Outside the main hostage agreement between West Jerusalem and Gaza, Russia secured the release of several of its own citizens from Hamas captivity, hosting at least one Palestinian delegation in Moscow in the course of the negotiations.
Israel has been widely condemned for what critics say is its indiscriminate bombing of Gaza, which has displaced over 1.9 million of the enclave’s 2.3 million inhabitants in just over two months and killed upwards of 17,487 Palestinians, according to the Gaza Health Ministry.

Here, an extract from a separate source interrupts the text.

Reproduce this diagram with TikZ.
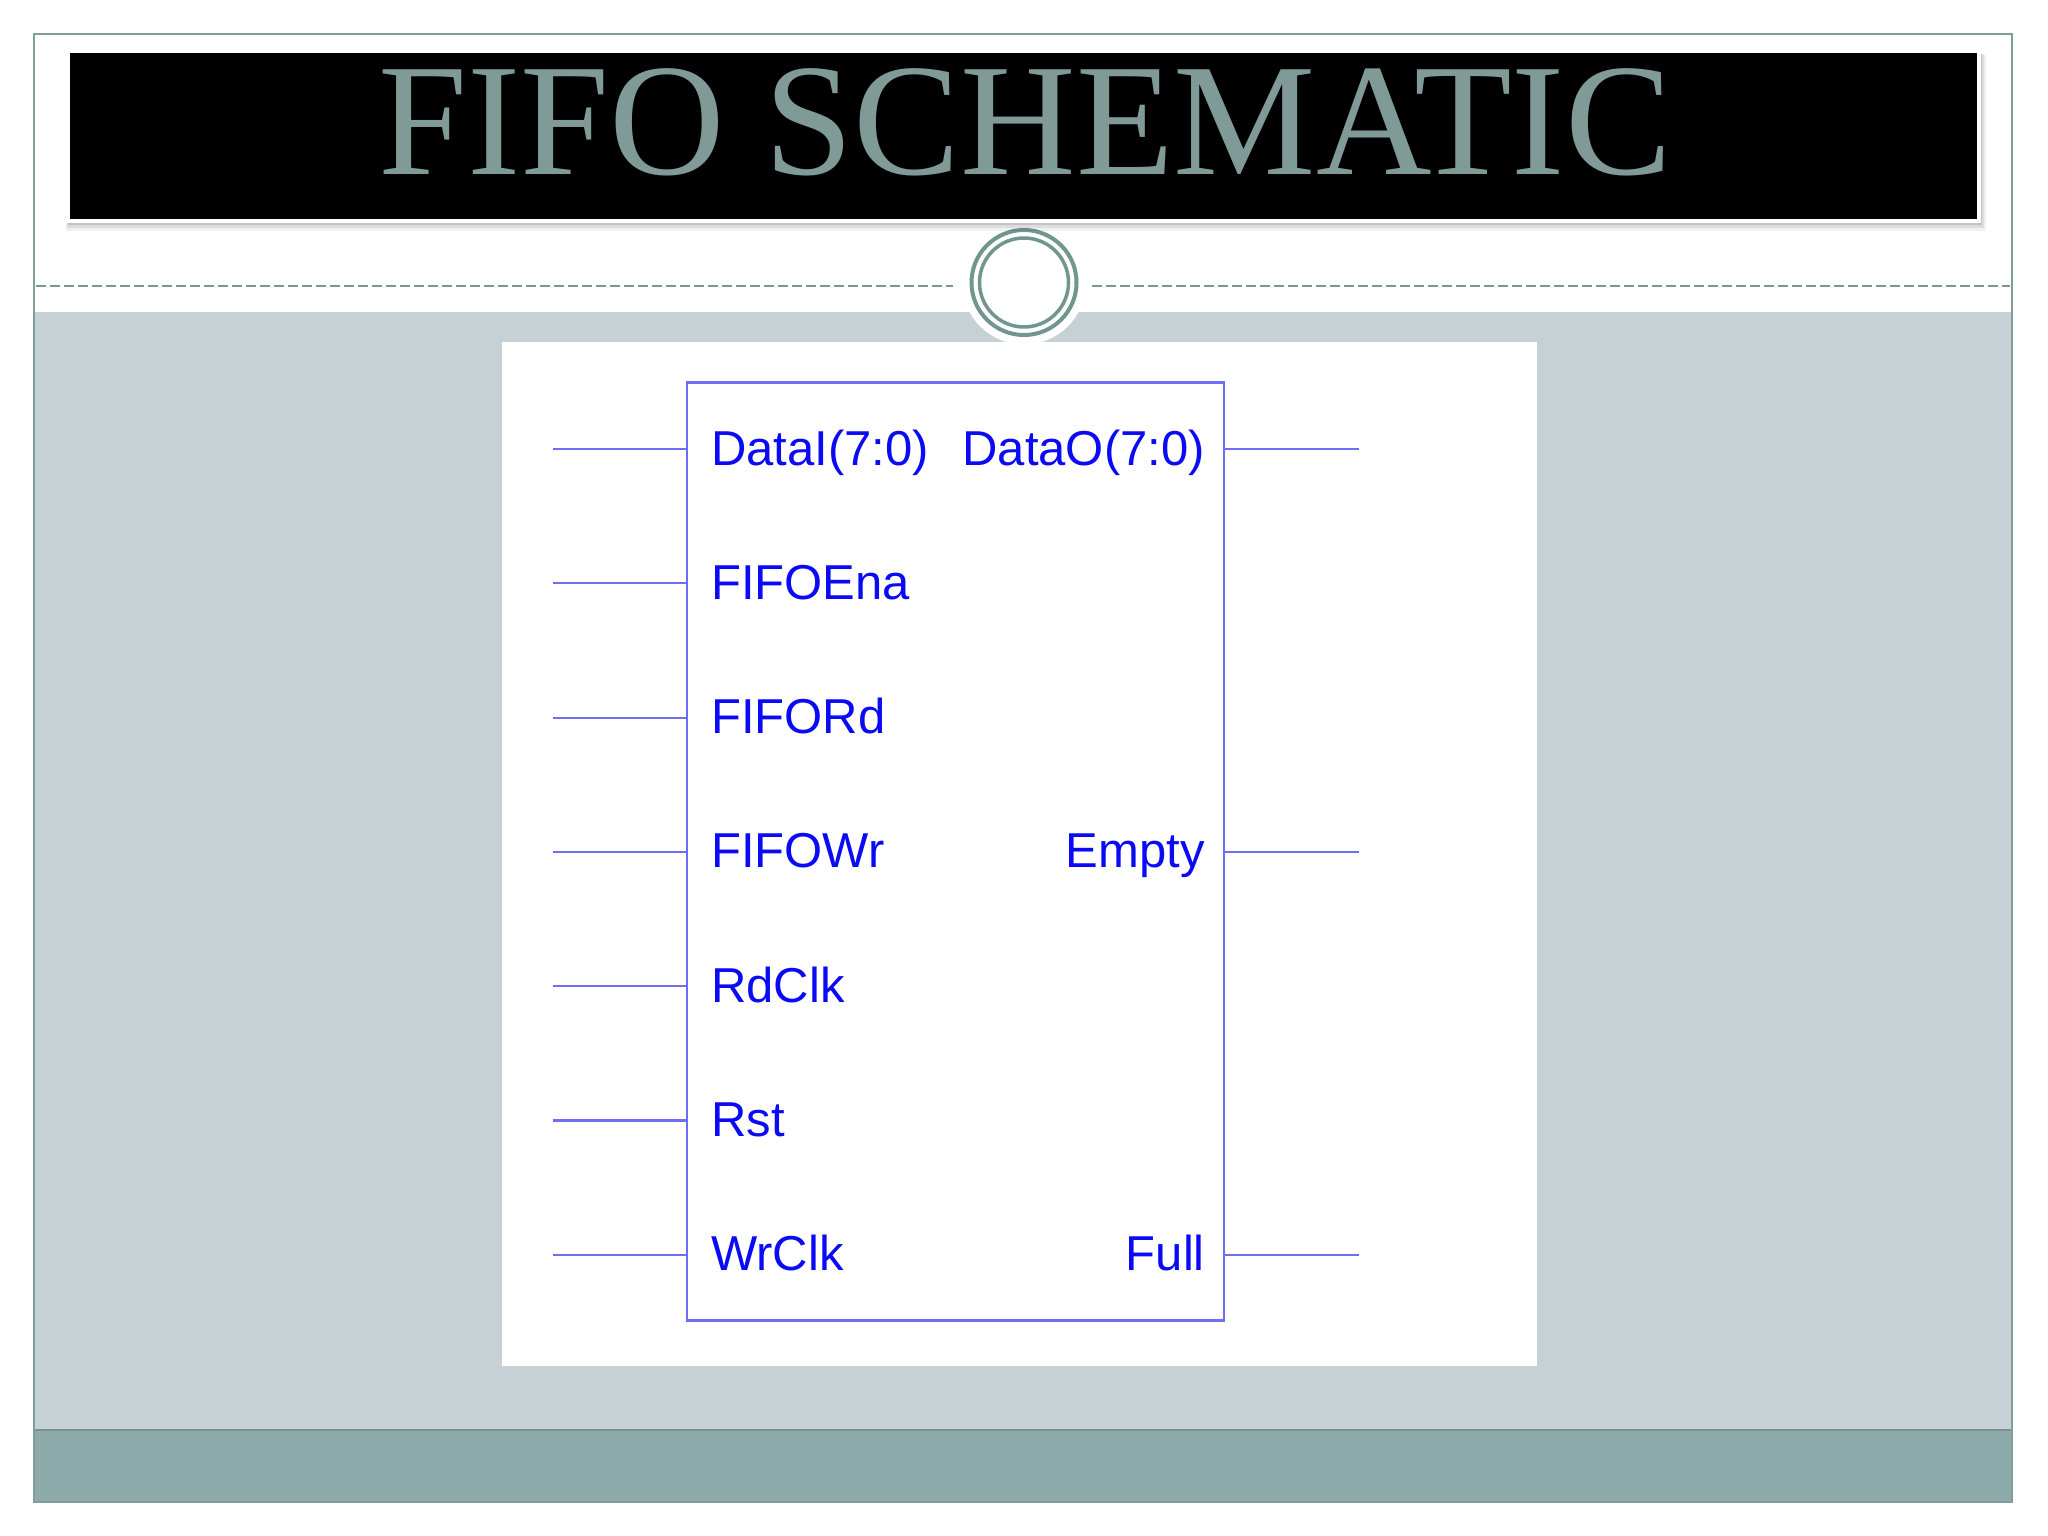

The exponential increase in bombing targets compared to previous Gaza campaigns is the product of an AI system called Habsora (“the gospel”), Israeli media revealed earlier this month, citing interviews with numerous current and former Israel Defense Forces soldiers, including an ex-intelligence officer who referred to the technology as a “mass assassination factory” and several who admitted the goal was quantity of strikes, not quality of targets.
Despite claiming to have had no knowledge of Hamas’ invasion plans before October 7, it has emerged that Israel’s government had in its possession a detailed 40-page copy of the Palestinian militants’ battle plan for at least a year before the attack, The Times has claimed. Multiple IDF soldiers had actually witnessed the militants training for the “surprise” incursion in the weeks leading up to the strike, and Israeli intelligence was tracking the group’s purchase of the weapons it would ultimately use to breach the heavily-surveilled barrier dividing Gaza from Israel. The IDF defended its failure to act on the intelligence, claiming it did not believe Hamas was capable of following through on the plan.